Szczypiorniści Gwardii bardzo dobrze rozpoczęli to spotkanie. Twarda obrona i dobrze dysponowany w bramce Damian Zwierz pozwolił gospodarzom odskoczyć nawet na 6 bramek przewagi (13:7) – jak się później okazało, było to najwyższe prowadzenie w całym meczu. Po 15 minutach koncertowej gry gospodarzy, do głosu doszli Tytani. Dobrą formę pokazał Przemysław Warmbier oraz skrzydłowy Sławomir Jurkiewicz, a dzięki kilku udanym interwencjom w bramce Damiana Nowosada na tablicy widniał wynik 20:19.
Drugą część meczu ponownie lepiej zaczęli gospodarze, choć żółto – czerwoni cały czas gonili wynik. Kiedy wydawało się już, że Gwardia ma mecz pod kontrolą, w szeregach gospodarzy pojawiło się rozluźnienie. Tytani to skrzętnie wykorzystali i w 47 minucie na tablicy pojawił się remis (29:29). Na minutę do końca spotkania Gwardia prowadziła 38:35, ale skuteczne rzuty wejherowian sprawiły, że przegrywali oni zaledwie jedną bramką 38:37. Podopieczni Roberta Wicona mieli jeszcze rzut dający im remis w tym spotkaniu, ale faulowany został Radosław Sałata. Ostatni rzut w tym meczu oddał jeszcze Przemysław Warmbier, lecz został on wybroniony przez bramkarza Gwardii.

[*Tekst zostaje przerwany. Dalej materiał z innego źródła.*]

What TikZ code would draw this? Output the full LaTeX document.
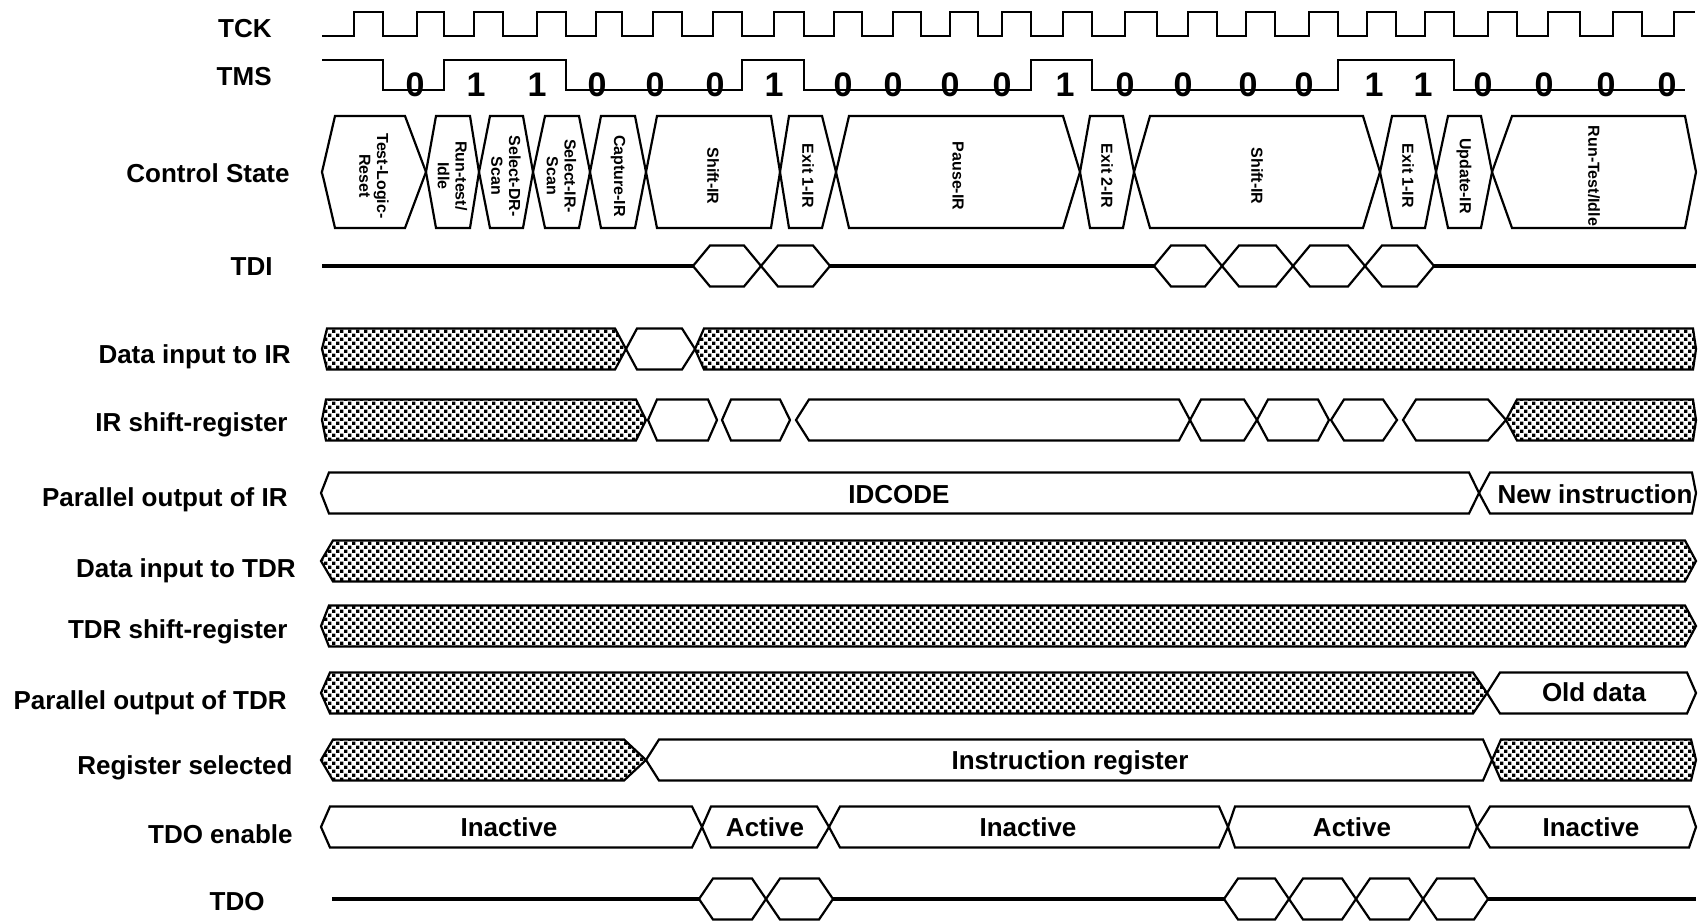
\documentclass[tikz,border=0pt]{standalone}
\usepackage{fontspec}
\setmainfont{Liberation Sans}
\usetikzlibrary{patterns}

% dotted fill of the undefined bus values
\pgfdeclarepatternformonly{jtagdots}{\pgfqpoint{-0.1pt}{-0.1pt}}{\pgfqpoint{4.1pt}{4.1pt}}{\pgfqpoint{4pt}{4pt}}{%
  \pgfpathrectangle{\pgfqpoint{0pt}{0pt}}{\pgfqpoint{1.7pt}{1.7pt}}%
  \pgfpathrectangle{\pgfqpoint{2pt}{2pt}}{\pgfqpoint{1.7pt}{1.7pt}}%
  \pgfusepath{fill}}

% hexagon bus segment: [style]{left point}{right point}{mid y}{left slant}{right slant}
\newcommand\halfh{20.5}
\newcommand\hexseg[6][]{%
  \draw[seg,#1] (#2,#4) -- ++(#5,-\halfh) -- ({#3-#6},{#4-\halfh}) -- (#3,#4)
    -- ({#3-#6},{#4+\halfh}) -- ({#2+#5},{#4+\halfh}) -- cycle;}

\begin{document}
\begin{tikzpicture}[x=0.5pt, y=-0.5pt,
    sig/.style={line width=1.1pt},
    bus/.style={line width=2pt},
    seg/.style={line width=1.1pt},
    hatch/.style={pattern=jtagdots},
    lbl/.style={anchor=base east, inner sep=0pt, font=\fontsize{13}{15}\selectfont\bfseries},
    boxtxt/.style={anchor=base, inner sep=0pt, font=\fontsize{13}{15}\selectfont\bfseries},
    digit/.style={anchor=base, inner sep=0pt, font=\fontsize{17}{19}\selectfont\bfseries},
    statetxt/.style={rotate=-90, align=center, inner sep=0pt,
      font=\fontsize{8}{8.8}\selectfont\bfseries}]
  \fill[white] (0,0) rectangle (1702,921);

  % signal names
  \node[lbl] (tck) at (272,37) {TCK};
  \node[lbl] (tms) at (272,85) {TMS};
  \node[lbl] (ctrl) at (290,182) {Control State};
  \node[lbl] (tdi) at (273,275) {TDI};
  \node[lbl] (diir) at (291,363) {Data input to IR};
  \node[lbl] (irsr) at (288,431) {IR shift-register};
  \node[lbl] (poir) at (288,506) {Parallel output of IR};
  \node[lbl] (ditdr) at (296,577) {Data input to TDR};
  \node[lbl] (tdrsr) at (288,638) {TDR shift-register};
  \node[lbl] (potdr) at (287,709) {Parallel output of TDR};
  \node[lbl] (regsel) at (293,774) {Register selected};
  \node[lbl] (tdoen) at (293,843) {TDO enable};
  \node[lbl] (tdo) at (265,910) {TDO};

  % TCK
  \draw[sig] (322,36) foreach \r/\f in {354/383,417/444,474/503,537/566,596/622,653/682,
      713/742,774/804,834/862,893/921,950/978,1002/1031,1063/1092,1125/1157,1188/1217,
      1246/1275,1309/1338,1367/1396,1425/1454,1488/1517,1548/1580,1613/1642}
    { -- (\r,36) -- (\r,12) -- (\f,12) -- (\f,36) } -- (1674,36) -- (1674,12) -- (1695,12);

  % TMS
  \draw[sig] (322,60) -- (383,60) -- (383,90) -- (444,90) -- (444,60) -- (566,60)
    -- (566,90) -- (742,90) -- (742,60) -- (804,60) -- (804,90) -- (1031,90)
    -- (1031,60) -- (1092,60) -- (1092,90) -- (1338,90) -- (1338,60) -- (1454,60)
    -- (1454,90) -- (1685,90);
  \foreach \x/\v in {415/0,476/1,537/1,597/0,655/0,715/0,774/1,843/0,893/0,950/0,1002/0,
      1065/1,1125/0,1183/0,1248/0,1304/0,1374/1,1423/1,1483/0,1544/0,1606/0,1667/0}
    \node[digit] (tmsd\x) at (\x,96) {\v};

  % controller states
  \begin{scope}
    \renewcommand\halfh{56}
    \foreach \xa/\xb/\sa/\sb/\name in {322/426/13/21/{Test-Logic-\\Reset},
        426/479/10/9/{Run-test/\\Idle}, 479/533/11/10/{Select-DR-\\Scan},
        533/590/12/11/{Select-IR-\\Scan}, 590/646/11/11/{Capture-IR},
        646/780/11/9/{Shift-IR}, 780/836/9/14/{Exit 1-IR}, 836/1080/13/17/{Pause-IR},
        1080/1134/10/11/{Exit 2-IR}, 1134/1380/16/17/{Shift-IR}, 1380/1436/12/11/{Exit 1-IR},
        1436/1492/12/11/{Update-IR}, 1492/1696/20/11/{Run-Test/Idle}} {
      \hexseg{\xa}{\xb}{172}{\sa}{\sb}
      \node[statetxt] (cs\xa) at ({(\xa+\xb)/2},176) {\name};
    }
  \end{scope}

  % TDI
  \draw[bus] (322,266) -- (693,266) (830,266) -- (1154,266) (1434,266) -- (1696,266);
  \foreach \xa/\xb in {693/761,761/830,1154/1222,1222/1293,1293/1365,1365/1434}
    {\hexseg{\xa}{\xb}{266}{17}{17}}

  % data input to IR
  \hexseg[hatch]{322}{626}{349}{5}{11}
  \hexseg{626}{695}{349}{11}{13}
  \hexseg[hatch]{695}{1696}{349}{9}{3}

  % IR shift-register
  \hexseg[hatch]{322}{646}{420}{4}{10}
  \foreach \xa/\xb/\sa/\sb in {648/717/9/9,722/790/9/10,796/1190/13/11,1190/1257/11/13,
      1257/1329/11/11,1331/1397/13/14,1403/1506/13/18}
    {\hexseg{\xa}{\xb}{420}{\sa}{\sb}}
  \hexseg[hatch]{1506}{1696}{420}{11}{3}

  % parallel output of IR
  \hexseg{321}{1479}{493}{8}{10}
  \hexseg{1479}{1696}{493}{11}{4}
  \node[boxtxt] (idcode) at (899,503) {IDCODE};
  \node[boxtxt] (newinstr) at (1595,503) {New instruction};

  % data input to TDR and TDR shift-register
  \hexseg[hatch]{321}{1696}{561}{12}{11}
  \hexseg[hatch]{321}{1696}{626}{8}{11}

  % parallel output of TDR
  \hexseg[hatch]{321}{1487}{693}{9}{14}
  \hexseg{1487}{1696}{693}{13}{9}
  \node[boxtxt] (olddata) at (1594,701) {Old data};

  % register selected
  \hexseg[hatch]{321}{646}{760}{12}{22}
  \hexseg{646}{1492}{760}{13}{9}
  \hexseg[hatch]{1492}{1696}{760}{9}{5}
  \node[boxtxt] (instrreg) at (1070,769) {Instruction register};

  % TDO enable
  \foreach \xa/\xb/\sa/\sb in {321/702/9/10,702/829/9/12,829/1228/11/9,1228/1477/7/8,1477/1696/13/7}
    {\hexseg{\xa}{\xb}{827}{\sa}{\sb}}
  \foreach \x/\t [count=\i] in {509/Inactive,765/Active,1028/Inactive,1352/Active,1591/Inactive}
    \node[boxtxt] (en\i) at (\x,836) {\t};

  % TDO
  \draw[bus] (332,899) -- (699,899) (833,899) -- (1224,899) (1488,899) -- (1696,899);
  \foreach \xa/\xb in {699/766,766/833,1224/1289,1289/1356,1356/1423,1423/1488}
    {\hexseg{\xa}{\xb}{899}{14}{14}}
\end{tikzpicture}
\end{document}
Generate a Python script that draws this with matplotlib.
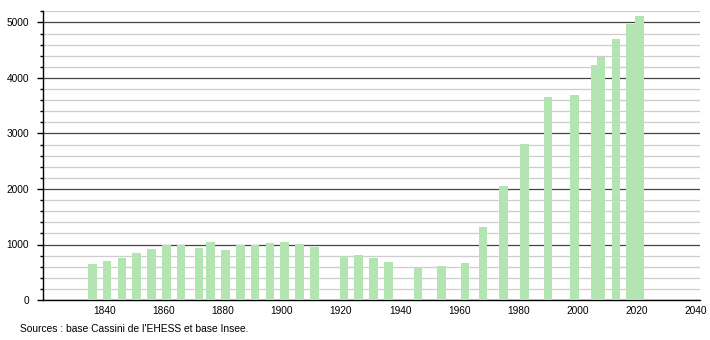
import matplotlib
matplotlib.use('Agg')
import matplotlib.pyplot as plt
from matplotlib.ticker import MultipleLocator

plt.rcParams['font.family'] = ['Liberation Sans', 'DejaVu Sans']

# années des recensements et population
annees = [1836, 1841, 1846, 1851, 1856, 1861, 1866, 1872, 1876, 1881,
          1886, 1891, 1896, 1901, 1906, 1911, 1921, 1926, 1931, 1936,
          1946, 1954, 1962, 1968, 1975, 1982, 1990, 1999, 2006, 2008,
          2013, 2018, 2021]
population = [650, 710, 760, 850, 925, 990, 990, 943, 1050, 907,
              997, 985, 1033, 1050, 1015, 961, 793, 811, 757, 685,
              589, 613, 667, 1315, 2060, 2805, 3658, 3694, 4234, 4372,
              4703, 4973, 5117]
source = "Sources : base Cassini de l'EHESS et base Insee."

fig = plt.figure(figsize=(7.1, 3.4), dpi=100)
ax = fig.add_axes([43 / 710, 1 - 300 / 340, 657 / 710, 288.6 / 340])

ax.bar(annees, population, width=2.9, color='#b3e5b3', zorder=3)

ax.set_xlim(1819.3, 2041.4)
ax.set_ylim(0, 5200)

# grille : gris clair tous les 200, foncé tous les 1000
ax.yaxis.set_major_locator(MultipleLocator(1000))
ax.yaxis.set_minor_locator(MultipleLocator(200))
ax.grid(axis='y', which='minor', color='#cdcdcd', linewidth=0.9, zorder=1)
ax.grid(axis='y', which='major', color='#454545', linewidth=0.9, zorder=2)
ax.set_xticks(range(1840, 2041, 20))

for s in ['top', 'right']:
    ax.spines[s].set_visible(False)
ax.spines['left'].set_linewidth(1)
ax.spines['bottom'].set_linewidth(1)

ax.tick_params(axis='y', which='major', length=4, width=1, labelsize=7.3, pad=6)
ax.tick_params(axis='y', which='minor', length=2, width=1)
ax.tick_params(axis='x', which='both', length=0, labelsize=7.3, pad=4)

fig.text(20 / 710, 1 - 329 / 340, source, fontsize=7.4, va='center', ha='left')

fig.savefig('out.png', dpi=100)
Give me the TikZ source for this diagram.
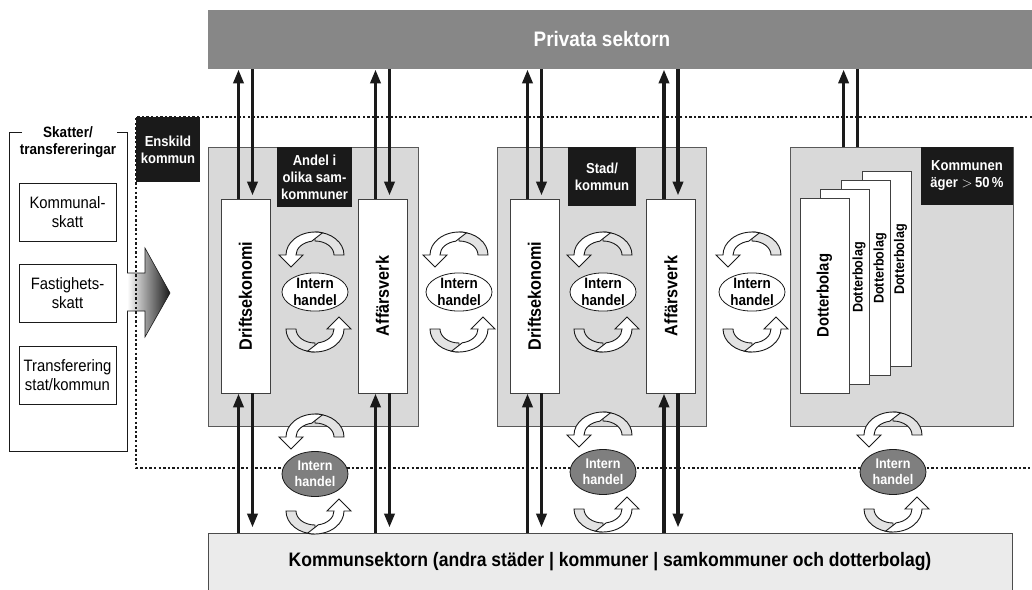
\documentclass[tikz,border=0pt]{standalone}
\usepackage{fontspec}
\setmainfont{Liberation Sans}[FakeStretch=0.9]
\usepackage{graphicx}
\usepackage{xcolor}
\definecolor{ink}{HTML}{1A1A1A}
\definecolor{privgray}{HTML}{878787}
\definecolor{unitgray}{HTML}{D9D9D9}
\definecolor{sectorgray}{HTML}{EBEBEB}
\definecolor{tradegray}{HTML}{7F7F7F}
\definecolor{backface}{HTML}{E3E3E3}
\usetikzlibrary{arrows.meta, shapes.geometric, positioning, calc}
\tikzset{
  >={Triangle[length=14pt, width=10pt]},
  sectorbox/.style={inner sep=0pt, line width=0.8pt},
  unitbox/.style={draw=black!65, fill=unitgray, line width=0.8pt, minimum height=279pt, inner sep=0pt},
  tagbox/.style={fill=ink, text=white, align=center, inner sep=0pt,
    font=\fontsize{14.5}{17}\selectfont\bfseries},
  partbox/.style={draw=black!75, fill=white, line width=0.8pt, minimum width=49pt,
    minimum height=194pt, inner sep=0pt, font=\fontsize{18}{20}\selectfont\bfseries},
  taxbox/.style={draw=ink, fill=white, line width=0.9pt, minimum width=97pt, minimum height=58pt,
    inner sep=0pt, align=center, font=\fontsize{16.5}{19}\selectfont},
  taxframe/.style={draw=ink, line width=0.9pt},
  trade/.style={ellipse, draw=ink, fill=white, line width=0.8pt, minimum width=66pt,
    minimum height=38pt, inner sep=0pt, align=center, font=\fontsize{15}{16.5}\selectfont\bfseries},
  tradeout/.style={trade, fill=tradegray, text=white, minimum height=45pt,
    font=\fontsize{14}{16}\selectfont\bfseries},
  regionline/.style={draw=ink, line width=2.6pt, dash pattern=on 2.4pt off 2.2pt},
  flow/.style={->, draw=ink, line width=3.5pt},
  flowline/.style={draw=ink, line width=3.5pt},
  tradeloop/.pic={
    \path[draw=ink, fill=backface, line width=0.9pt]
      (0,-60) arc[start angle=270, end angle=360, x radius=29, y radius=23]
      -- (19,-37) arc[start angle=360, end angle=270, x radius=19, y radius=14] -- cycle;
    \path[draw=ink, fill=white, line width=0.9pt]
      (-19,-37) arc[start angle=180, end angle=260, x radius=19, y radius=14]
      -- (7.5,-59.2) arc[start angle=285, end angle=180, x radius=29, y radius=23]
      -- (-36,-37) -- (-24,-25) -- (-12,-37) -- cycle;
  },
}

\begin{document}
\begin{tikzpicture}[x=1pt, y=-1pt]
  \useasboundingbox (0,0) rectangle (1032,589);

  % Private and municipal sector.
  \node[sectorbox, fill=privgray, minimum width=824pt, minimum height=59pt] (priv) at (620,39.5) {};
  \node[text=white, font=\fontsize{21}{24}\selectfont\bfseries] (privtxt) at (602,39) {Privata sektorn};
  \node[sectorbox, draw=black!70, fill=sectorgray, minimum width=804pt, minimum height=57pt,
    font=\fontsize{19.5}{22}\selectfont\bfseries] (komm) at (610,561.5)
    {Kommunsektorn (andra städer | kommuner | samkommuner och dotterbolag)};

  % Taxes and transfers.
  \draw[taxframe] (22,132) -- (9,132) -- (9,451) -- (127,451) -- (127,311);
  \draw[taxframe] (127,273) -- (127,132) -- (117,132);
  \node[align=center, font=\fontsize{15}{16.5}\selectfont\bfseries] (skatt) at (68,142) {Skatter/\\transfereringar};
  \node[taxbox] (kskatt) at (67.5,212.5) {Kommunal-\\skatt};
  \node[taxbox] (fskatt) at (67.5,293) {Fastighets-\\skatt};
  \node[taxbox] (trans) at (67.5,375) {Transferering\\stat/kommun};
  \path[left color=white, right color=black!90, draw=ink, line width=0.6pt]
    (127,273) -- (145,273) -- (145,248) -- (170,293) -- (145,337) -- (145,311) -- (127,311);

  % The three units.
  \node[unitbox, minimum width=210pt] (g1) at (313,286.5) {};
  \node[unitbox, minimum width=209pt] (g2) at (601.5,286.5) {};
  \node[unitbox, minimum width=223pt] (g3) at (901.5,286.5) {};
  \node[tagbox, minimum width=64pt, minimum height=65pt] (enskild) at (168,149.5) {Enskild\\kommun};
  \node[tagbox, minimum width=75pt, minimum height=60pt] (andel) at (314.5,177) {Andel i\\olika sam-\\kommuner};
  \node[tagbox, minimum width=68pt, minimum height=59pt] (stad) at (602,176.5) {Stad/\\kommun};
  \node[tagbox, minimum width=92pt, minimum height=58pt] (agare) at (967,176) {Kommunen\\äger $>$\,50\,\%};

  \node[partbox] (drift1) at (245.5,296) {\rotatebox{90}{Driftsekonomi}};
  \node[partbox] (aff1) at (382.5,296) {\rotatebox{90}{Affärsverk}};
  \node[partbox] (drift2) at (534.5,296) {\rotatebox{90}{Driftsekonomi}};
  \node[partbox] (aff2) at (671,296) {\rotatebox{90}{Affärsverk}};

  \foreach \i/\x/\y in {4/886.5/268.5, 3/866/277.5, 2/845/286.5} {
    \node[partbox, minimum height=195pt] (dotter\i) at (\x,\y) {};
    \node[font=\fontsize{14}{16}\selectfont\bfseries] (dtxt\i) at ([xshift=-11pt, yshift=9pt]dotter\i.east)
      {\rotatebox{90}{Dotterbolag}};
  }
  \node[partbox, minimum height=195pt, font=\fontsize{16.5}{18}\selectfont\bfseries] (dotter1) at (824.5,295.5)
    {\rotatebox{90}{Dotterbolag}};

  % Border of the single municipality.
  \draw[regionline] (1032,117) -- (136,117) -- (136,468) -- (1032,468);

  % Internal trade.
  \foreach \n/\x in {e1/315, e12/459, e2/603, e23/752} {
    \node[trade] (\n) at (\x,292) {Intern\\handel};
    \pic at (\n) {tradeloop};
    \pic[rotate=180] at (\n) {tradeloop};
  }
  \foreach \n/\x/\y in {l1/315/474, l2/603/472, l3/893/472} {
    \node[tradeout] (\n) at (\x,\y) {Intern\\handel};
    \pic at (\n) {tradeloop};
    \pic[rotate=180] at (\n) {tradeloop};
  }

  % Flows to and from the sectors.
  \foreach \b in {drift1, aff1, drift2, aff2} {
    \coordinate (tl) at ([xshift=-7pt]\b.north);
    \coordinate (tr) at ([xshift=7pt]\b.north);
    \coordinate (bl) at ([xshift=-7pt]\b.south);
    \coordinate (br) at ([xshift=7pt]\b.south);
    \draw[flow] (tl) -- (tl |- priv.south);
    \draw[flow, shorten >=3pt] (tr |- priv.south) -- (tr);
    \draw[flow] (bl |- komm.north) -- (bl);
    \draw[flow, shorten >=5pt] (br) -- (br |- komm.north);
  }
  \coordinate (g3l) at ([xshift=54pt]g3.north west);
  \coordinate (g3r) at ([xshift=68pt]g3.north west);
  \draw[flow] (g3l) -- (g3l |- priv.south);
  \draw[flowline] (g3r) -- (g3r |- priv.south);
\end{tikzpicture}
\end{document}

Robert Wicon (trener Tytanów Wejherowo)
„Szkoda tego meczu, bo moglibyśmy się pokusić o zwycięstwo. Niestety pojechaliśmy z jednym bramkarzem i to był jeden z powodów porażki. Gwardia grała na 90% celności rzutowej więc nie mieliśmy jak się temu przeciwstawić. Ogólnie drużyna zagrała bardzo dobrze, a tylko małe niuanse zaważyły na tym, że przegraliśmy to spotkanie. Szkoda nie wykorzystanych dwóch rzutów karnych, a także dwóch niepotrzebnych strat jakie nam się przydarzyły. Oprócz tych rzeczy spotkanie stało na bardzo dobrym poziomie. Na temat sędziowania w tym spotkaniu nie chciałbym się wypowiadać, ale każdy widział, że co najmniej cztery ofensywne faule nie zostały dla nas odgwizdane. ”
Kolejne spotkanie Tytani Wejherowo rozegrają 25.02.2023. We własnej hali zmierzą się z drużyną USAR Kwidzyn.